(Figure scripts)
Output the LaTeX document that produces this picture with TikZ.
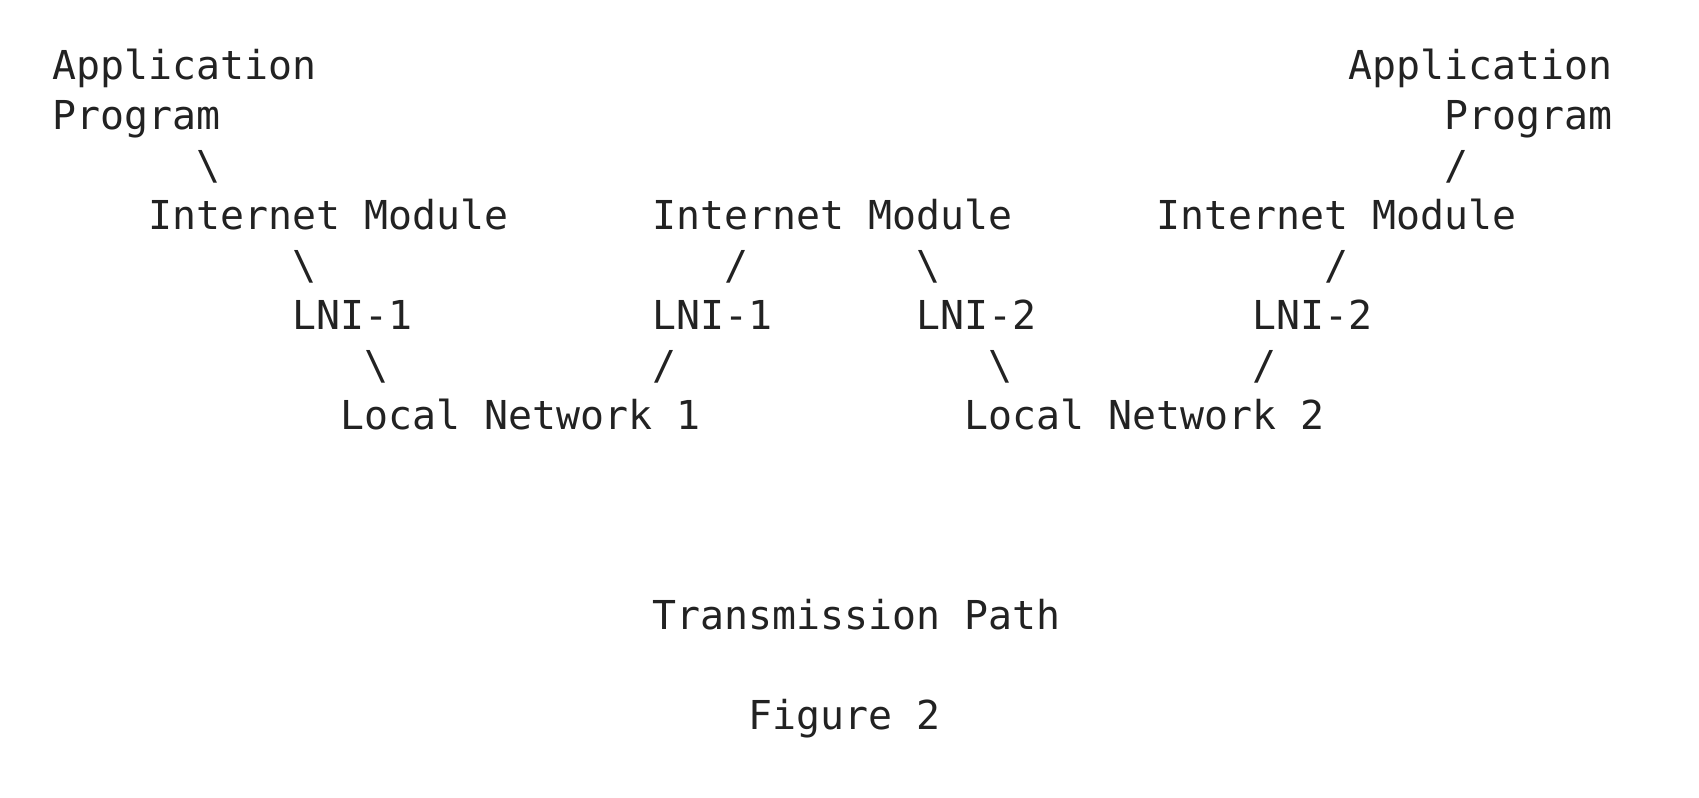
\documentclass[tikz,border=0pt]{standalone}
\usepackage{fontspec}
\newfontfamily\asciifont{DejaVu Sans Mono}
\definecolor{inkgray}{RGB}{34,34,34}

\begin{document}
\begin{tikzpicture}[x=12pt,y=25pt,
		txt/.style={anchor=base west,inner sep=0pt,text=inkgray,
			font={\asciifont\fontsize{19.93pt}{25pt}\selectfont}}]
		\useasboundingbox (-2.1875,1.586) rectangle (68.604,-14.354);
		% end hosts
		\node[txt] (appA) at (0,0) {Application};
		\node[txt] (progA) at (0,-1) {Program};
		\node[txt] (appB) at (54,0) {Application};
		\node[txt] (progB) at (58,-1) {Program};
		% internet modules
		\node[txt] (imA) at (4,-3) {Internet Module};
		\node[txt] (imG) at (25,-3) {Internet Module};
		\node[txt] (imB) at (46,-3) {Internet Module};
		% local network interfaces
		\node[txt] (lniA) at (10,-5) {LNI-1};
		\node[txt] (lniG1) at (25,-5) {LNI-1};
		\node[txt] (lniG2) at (36,-5) {LNI-2};
		\node[txt] (lniB) at (50,-5) {LNI-2};
		% networks
		\node[txt] (net1) at (12,-7) {Local Network 1};
		\node[txt] (net2) at (38,-7) {Local Network 2};
		% slashes
		\foreach \c/\r in {6/-2,10/-4,36/-4,13/-6,39/-6}
			\node[txt] (bs-\c) at (\c,\r) {\textbackslash};
		\foreach \c/\r in {58/-2,28/-4,53/-4,25/-6,50/-6}
			\node[txt] (fs-\c) at (\c,\r) {/};
		% caption
		\node[txt] (path) at (25,-11) {Transmission Path};
		\node[txt] (fig) at (29,-13) {Figure 2};
	\end{tikzpicture}
\end{document}
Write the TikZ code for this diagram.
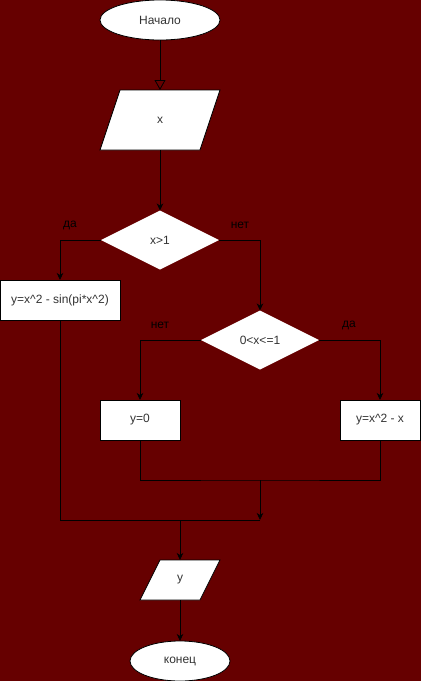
\documentclass[tikz,border=0pt]{standalone}
\usepackage{fontspec}
\setmainfont{Liberation Sans}
\usetikzlibrary{shapes.geometric,arrows.meta}
\definecolor{bgred}{HTML}{660000}
\definecolor{txt}{HTML}{333333}
\begin{document}
\begin{tikzpicture}[x=1pt,y=-1pt,
  font=\fontsize{12}{14}\selectfont,
  every node/.style={inner sep=0pt,outer sep=0pt,text=txt},
  terminal/.style={ellipse,draw=black,fill=white,line width=0.8pt},
  process/.style={rectangle,draw=black,fill=white,line width=0.8pt},
  decision/.style={diamond,draw=none,fill=white,aspect=2},
  iobox/.style={rectangle,draw=none},
  slanted/.style={fill=white,draw=black,line width=0.8pt},
  flow/.style={line width=0.8pt,draw=black,-{Stealth[length=7pt,width=6.5pt,inset=2pt]}},
  plain/.style={line width=0.8pt,draw=black},
  lbl/.style={text=black}]
  \fill[bgred] (0,0) rectangle (421,681);
  \useasboundingbox (0,0) rectangle (421,681);

  % nodes
  \node[terminal,minimum width=120,minimum height=40] (start) at (160,20) {Начало};
  \node[iobox,minimum width=100,minimum height=60] (in) at (160,120) {};
  \node[decision,minimum width=118,minimum height=59] (d1) at (160,240) {x>1};
  \node[process,minimum width=120,minimum height=40] (b1) at (60,300) {y=x\string^2 - sin(pi*x\string^2)};
  \node[decision,minimum width=118,minimum height=59] (d2) at (260,340) {0<x<=1};
  \node[process,minimum width=80,minimum height=40] (b2) at (140,420) {y=0};
  \node[process,minimum width=80,minimum height=40] (b3) at (380,420) {y=x\string^2 - x};
  \node[iobox,minimum width=60,minimum height=40] (out) at (180,580) {};
  \node[terminal,minimum width=100,minimum height=40] (end) at (180,661) {конец};

  % input/output parallelograms around their frames
  \filldraw[slanted]
    ([xshift=-10]in.south west) -- ([xshift=10]in.north west) --
    ([xshift=10]in.north east) -- ([xshift=-10]in.south east) -- cycle;
  \filldraw[slanted]
    ([xshift=-10]out.south west) -- ([xshift=10]out.north west) --
    ([xshift=10]out.north east) -- ([xshift=-10]out.south east) -- cycle;
  \node (intext) at (in) {x};
  \node (outtext) at (out) {y};

  % junction points
  \coordinate (m1) at (260,480);
  \coordinate (m2) at (260,520);
  \coordinate (m3) at (180,520);

  % connectors
  \draw[line width=0.8pt,-{Triangle[open,length=10pt,width=11pt,fill=bgred]}] (start) -- (in);
  \draw[flow] (in) -- (d1);
  \draw[flow] (d1.west) -| (b1.north);
  \draw[flow] (d1.east) -| (d2.north);
  \draw[flow] (d2.west) -| (b2.north);
  \draw[flow] (d2.east) -| (b3.north);
  \draw[plain] (b2.south) |- (m1) -| (b3.south);
  \draw[flow] (m1) -- (m2);
  \draw[plain] (b1.south) |- (m2);
  \draw[flow] (m3) -- (out);
  \draw[flow] (out) -- (end);

  % branch labels
  \node[lbl] (l1) at (70,225) {да};
  \node[lbl] (l2) at (240,225) {нет};
  \node[lbl] (l3) at (160,325) {нет};
  \node[lbl] (l4) at (349,325) {да};
\end{tikzpicture}
\end{document}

YOUR OBJECTIVE:
Look through the data above. Find each line with the string "this" and copy it.

FINAL RESULT:
Output the LaTeX document that produces this picture with TikZ.
Write the TikZ code for this diagram.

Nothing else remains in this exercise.